*Your instructions*.
The lines from the top of the material through the line with "const legendLabels = ['EG" are to be set down exactly. Leave the pictures out.

*Recorded data*.
========
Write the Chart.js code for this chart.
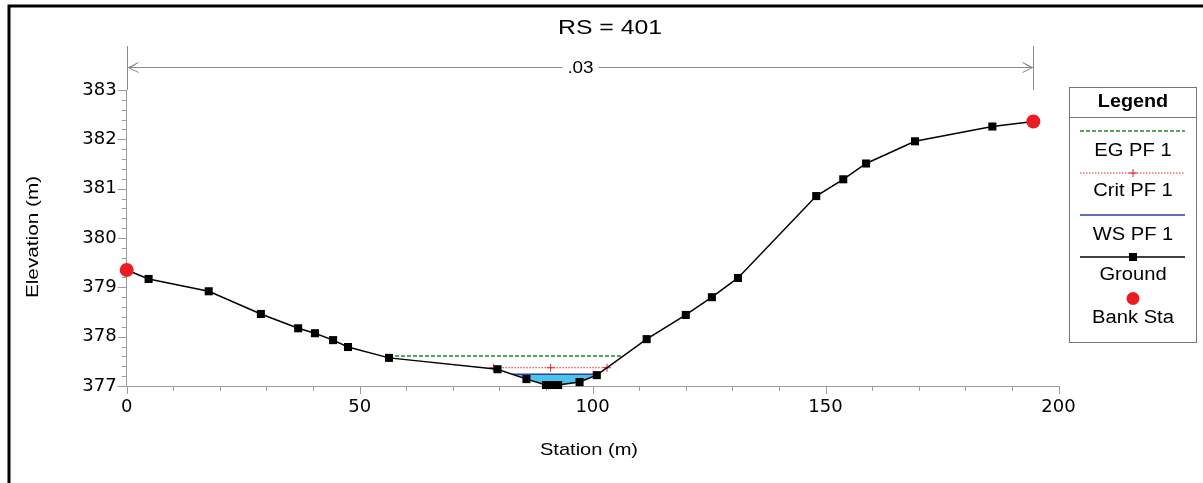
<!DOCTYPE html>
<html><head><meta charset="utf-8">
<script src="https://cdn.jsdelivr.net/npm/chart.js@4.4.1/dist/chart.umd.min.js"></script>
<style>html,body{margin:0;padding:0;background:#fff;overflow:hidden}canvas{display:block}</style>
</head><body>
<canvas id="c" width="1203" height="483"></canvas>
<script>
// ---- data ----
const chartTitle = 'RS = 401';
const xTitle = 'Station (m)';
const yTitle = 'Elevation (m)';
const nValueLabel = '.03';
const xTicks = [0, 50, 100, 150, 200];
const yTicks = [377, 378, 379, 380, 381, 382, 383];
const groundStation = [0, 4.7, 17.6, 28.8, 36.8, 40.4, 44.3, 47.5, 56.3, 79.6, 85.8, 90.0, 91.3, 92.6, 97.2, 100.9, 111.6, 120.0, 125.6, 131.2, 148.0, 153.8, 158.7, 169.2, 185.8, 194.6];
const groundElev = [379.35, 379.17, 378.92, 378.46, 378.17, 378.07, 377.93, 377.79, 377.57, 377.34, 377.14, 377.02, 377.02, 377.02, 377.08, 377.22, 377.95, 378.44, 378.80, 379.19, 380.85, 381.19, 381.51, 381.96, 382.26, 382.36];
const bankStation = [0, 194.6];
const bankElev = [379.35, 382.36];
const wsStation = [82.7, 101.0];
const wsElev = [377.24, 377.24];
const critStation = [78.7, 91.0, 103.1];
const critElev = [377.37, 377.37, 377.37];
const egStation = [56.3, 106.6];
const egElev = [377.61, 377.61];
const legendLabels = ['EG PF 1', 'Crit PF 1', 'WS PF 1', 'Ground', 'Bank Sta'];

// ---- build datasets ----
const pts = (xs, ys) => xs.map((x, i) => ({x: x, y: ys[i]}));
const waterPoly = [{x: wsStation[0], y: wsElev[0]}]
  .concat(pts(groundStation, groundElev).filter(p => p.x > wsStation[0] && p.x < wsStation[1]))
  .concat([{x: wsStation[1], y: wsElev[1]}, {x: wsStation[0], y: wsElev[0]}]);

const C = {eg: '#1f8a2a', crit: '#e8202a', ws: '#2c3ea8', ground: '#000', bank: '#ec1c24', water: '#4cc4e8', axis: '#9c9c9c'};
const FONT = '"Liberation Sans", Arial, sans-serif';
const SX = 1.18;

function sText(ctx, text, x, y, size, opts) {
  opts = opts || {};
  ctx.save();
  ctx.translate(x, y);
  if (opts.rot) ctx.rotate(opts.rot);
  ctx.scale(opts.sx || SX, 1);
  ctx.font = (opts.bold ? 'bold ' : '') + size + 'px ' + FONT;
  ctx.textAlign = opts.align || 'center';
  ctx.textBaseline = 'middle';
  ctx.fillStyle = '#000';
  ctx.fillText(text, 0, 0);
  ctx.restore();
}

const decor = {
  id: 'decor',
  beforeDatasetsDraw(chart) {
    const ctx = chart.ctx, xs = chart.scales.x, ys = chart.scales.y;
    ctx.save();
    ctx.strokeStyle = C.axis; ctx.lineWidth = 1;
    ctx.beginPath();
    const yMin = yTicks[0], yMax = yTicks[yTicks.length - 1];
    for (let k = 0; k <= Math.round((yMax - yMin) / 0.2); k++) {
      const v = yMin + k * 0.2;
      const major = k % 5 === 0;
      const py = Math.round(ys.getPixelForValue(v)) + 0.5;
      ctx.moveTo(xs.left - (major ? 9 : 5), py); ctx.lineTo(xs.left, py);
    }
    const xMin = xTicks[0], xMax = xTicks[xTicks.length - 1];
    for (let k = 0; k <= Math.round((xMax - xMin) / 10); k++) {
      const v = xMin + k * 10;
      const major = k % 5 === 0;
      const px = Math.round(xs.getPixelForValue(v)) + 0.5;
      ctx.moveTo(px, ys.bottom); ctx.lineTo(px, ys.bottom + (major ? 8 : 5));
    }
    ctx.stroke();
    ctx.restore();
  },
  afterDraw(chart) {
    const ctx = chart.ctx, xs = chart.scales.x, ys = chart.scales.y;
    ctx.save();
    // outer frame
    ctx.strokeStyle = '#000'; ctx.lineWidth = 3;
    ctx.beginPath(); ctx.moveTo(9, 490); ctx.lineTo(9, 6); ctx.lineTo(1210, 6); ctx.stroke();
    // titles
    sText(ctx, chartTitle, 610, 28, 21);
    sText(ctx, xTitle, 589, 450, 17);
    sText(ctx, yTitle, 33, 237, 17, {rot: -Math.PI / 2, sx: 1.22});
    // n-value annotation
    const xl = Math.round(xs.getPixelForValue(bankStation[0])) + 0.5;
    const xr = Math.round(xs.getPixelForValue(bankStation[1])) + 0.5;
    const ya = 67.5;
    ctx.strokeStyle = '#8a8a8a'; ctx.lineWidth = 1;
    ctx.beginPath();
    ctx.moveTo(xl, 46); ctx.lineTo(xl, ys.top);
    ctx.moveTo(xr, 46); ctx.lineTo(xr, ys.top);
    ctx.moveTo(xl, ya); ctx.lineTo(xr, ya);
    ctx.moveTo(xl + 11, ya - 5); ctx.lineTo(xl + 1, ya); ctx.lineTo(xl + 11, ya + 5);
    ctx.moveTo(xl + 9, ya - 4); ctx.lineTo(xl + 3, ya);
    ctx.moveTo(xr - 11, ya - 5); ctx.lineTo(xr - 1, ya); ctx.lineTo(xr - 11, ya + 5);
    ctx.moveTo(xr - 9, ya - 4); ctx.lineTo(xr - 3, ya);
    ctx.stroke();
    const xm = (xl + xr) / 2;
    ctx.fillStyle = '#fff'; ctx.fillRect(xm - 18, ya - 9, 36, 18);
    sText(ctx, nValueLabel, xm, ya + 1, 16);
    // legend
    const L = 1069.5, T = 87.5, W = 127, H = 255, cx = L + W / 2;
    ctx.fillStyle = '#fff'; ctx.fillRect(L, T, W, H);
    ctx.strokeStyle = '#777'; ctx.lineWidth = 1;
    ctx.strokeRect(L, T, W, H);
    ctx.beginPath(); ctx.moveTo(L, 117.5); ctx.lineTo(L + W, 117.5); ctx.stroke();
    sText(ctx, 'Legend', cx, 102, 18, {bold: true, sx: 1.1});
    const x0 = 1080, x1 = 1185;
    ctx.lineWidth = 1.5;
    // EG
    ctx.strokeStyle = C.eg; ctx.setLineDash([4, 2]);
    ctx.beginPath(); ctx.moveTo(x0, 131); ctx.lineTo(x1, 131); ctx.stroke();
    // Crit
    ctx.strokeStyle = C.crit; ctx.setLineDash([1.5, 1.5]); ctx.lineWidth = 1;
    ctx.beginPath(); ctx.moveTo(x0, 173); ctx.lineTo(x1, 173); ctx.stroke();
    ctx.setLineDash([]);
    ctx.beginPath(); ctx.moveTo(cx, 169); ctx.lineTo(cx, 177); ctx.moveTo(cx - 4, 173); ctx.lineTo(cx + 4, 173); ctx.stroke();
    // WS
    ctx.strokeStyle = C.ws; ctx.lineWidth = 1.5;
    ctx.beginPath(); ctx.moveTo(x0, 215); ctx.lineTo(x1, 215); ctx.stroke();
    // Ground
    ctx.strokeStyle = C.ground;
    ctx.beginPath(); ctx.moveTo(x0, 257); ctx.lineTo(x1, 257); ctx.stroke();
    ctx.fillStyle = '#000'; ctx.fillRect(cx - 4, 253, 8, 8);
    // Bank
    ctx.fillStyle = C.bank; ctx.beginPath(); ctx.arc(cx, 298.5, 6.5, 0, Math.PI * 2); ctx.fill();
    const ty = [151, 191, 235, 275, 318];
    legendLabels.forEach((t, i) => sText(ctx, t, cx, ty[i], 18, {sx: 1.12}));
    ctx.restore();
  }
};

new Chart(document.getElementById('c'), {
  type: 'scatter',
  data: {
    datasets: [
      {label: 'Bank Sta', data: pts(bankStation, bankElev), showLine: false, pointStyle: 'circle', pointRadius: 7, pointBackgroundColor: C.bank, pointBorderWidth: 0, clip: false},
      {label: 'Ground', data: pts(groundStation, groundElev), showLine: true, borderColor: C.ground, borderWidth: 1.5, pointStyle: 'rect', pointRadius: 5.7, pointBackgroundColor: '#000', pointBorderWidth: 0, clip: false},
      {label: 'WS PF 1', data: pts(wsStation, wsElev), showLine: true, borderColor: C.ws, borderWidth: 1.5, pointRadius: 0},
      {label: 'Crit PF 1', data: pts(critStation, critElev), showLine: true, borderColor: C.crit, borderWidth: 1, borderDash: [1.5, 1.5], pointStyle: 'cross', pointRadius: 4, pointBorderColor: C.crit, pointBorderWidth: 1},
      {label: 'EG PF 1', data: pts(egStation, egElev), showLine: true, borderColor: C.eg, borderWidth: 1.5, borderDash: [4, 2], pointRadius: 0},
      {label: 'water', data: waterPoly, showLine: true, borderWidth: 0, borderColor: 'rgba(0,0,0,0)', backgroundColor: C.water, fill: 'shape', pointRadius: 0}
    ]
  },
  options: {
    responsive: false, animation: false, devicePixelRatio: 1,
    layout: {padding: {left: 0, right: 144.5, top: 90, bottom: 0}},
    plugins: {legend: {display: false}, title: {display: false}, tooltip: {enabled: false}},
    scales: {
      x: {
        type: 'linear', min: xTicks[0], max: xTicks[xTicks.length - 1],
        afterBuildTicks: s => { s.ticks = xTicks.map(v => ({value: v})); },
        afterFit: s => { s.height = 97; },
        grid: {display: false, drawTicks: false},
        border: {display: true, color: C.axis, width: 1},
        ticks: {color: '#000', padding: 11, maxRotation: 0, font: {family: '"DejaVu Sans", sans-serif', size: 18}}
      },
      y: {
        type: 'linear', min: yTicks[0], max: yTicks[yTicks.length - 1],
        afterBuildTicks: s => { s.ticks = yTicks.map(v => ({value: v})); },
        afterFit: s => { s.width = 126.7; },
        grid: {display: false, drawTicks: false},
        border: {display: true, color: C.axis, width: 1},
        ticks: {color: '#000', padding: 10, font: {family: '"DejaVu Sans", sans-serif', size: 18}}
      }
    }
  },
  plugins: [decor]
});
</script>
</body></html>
========
*Answer to the exercise*.
Write the Chart.js code for this chart.
<!DOCTYPE html>
<html><head><meta charset="utf-8">
<script src="https://cdn.jsdelivr.net/npm/chart.js@4.4.1/dist/chart.umd.min.js"></script>
<style>html,body{margin:0;padding:0;background:#fff;overflow:hidden}canvas{display:block}</style>
</head><body>
<canvas id="c" width="1203" height="483"></canvas>
<script>
// ---- data ----
const chartTitle = 'RS = 401';
const xTitle = 'Station (m)';
const yTitle = 'Elevation (m)';
const nValueLabel = '.03';
const xTicks = [0, 50, 100, 150, 200];
const yTicks = [377, 378, 379, 380, 381, 382, 383];
const groundStation = [0, 4.7, 17.6, 28.8, 36.8, 40.4, 44.3, 47.5, 56.3, 79.6, 85.8, 90.0, 91.3, 92.6, 97.2, 100.9, 111.6, 120.0, 125.6, 131.2, 148.0, 153.8, 158.7, 169.2, 185.8, 194.6];
const groundElev = [379.35, 379.17, 378.92, 378.46, 378.17, 378.07, 377.93, 377.79, 377.57, 377.34, 377.14, 377.02, 377.02, 377.02, 377.08, 377.22, 377.95, 378.44, 378.80, 379.19, 380.85, 381.19, 381.51, 381.96, 382.26, 382.36];
const bankStation = [0, 194.6];
const bankElev = [379.35, 382.36];
const wsStation = [82.7, 101.0];
const wsElev = [377.24, 377.24];
const critStation = [78.7, 91.0, 103.1];
const critElev = [377.37, 377.37, 377.37];
const egStation = [56.3, 106.6];
const egElev = [377.61, 377.61];
const legendLabels = ['EG PF 1', 'Crit PF 1', 'WS PF 1', 'Ground', 'Bank Sta'];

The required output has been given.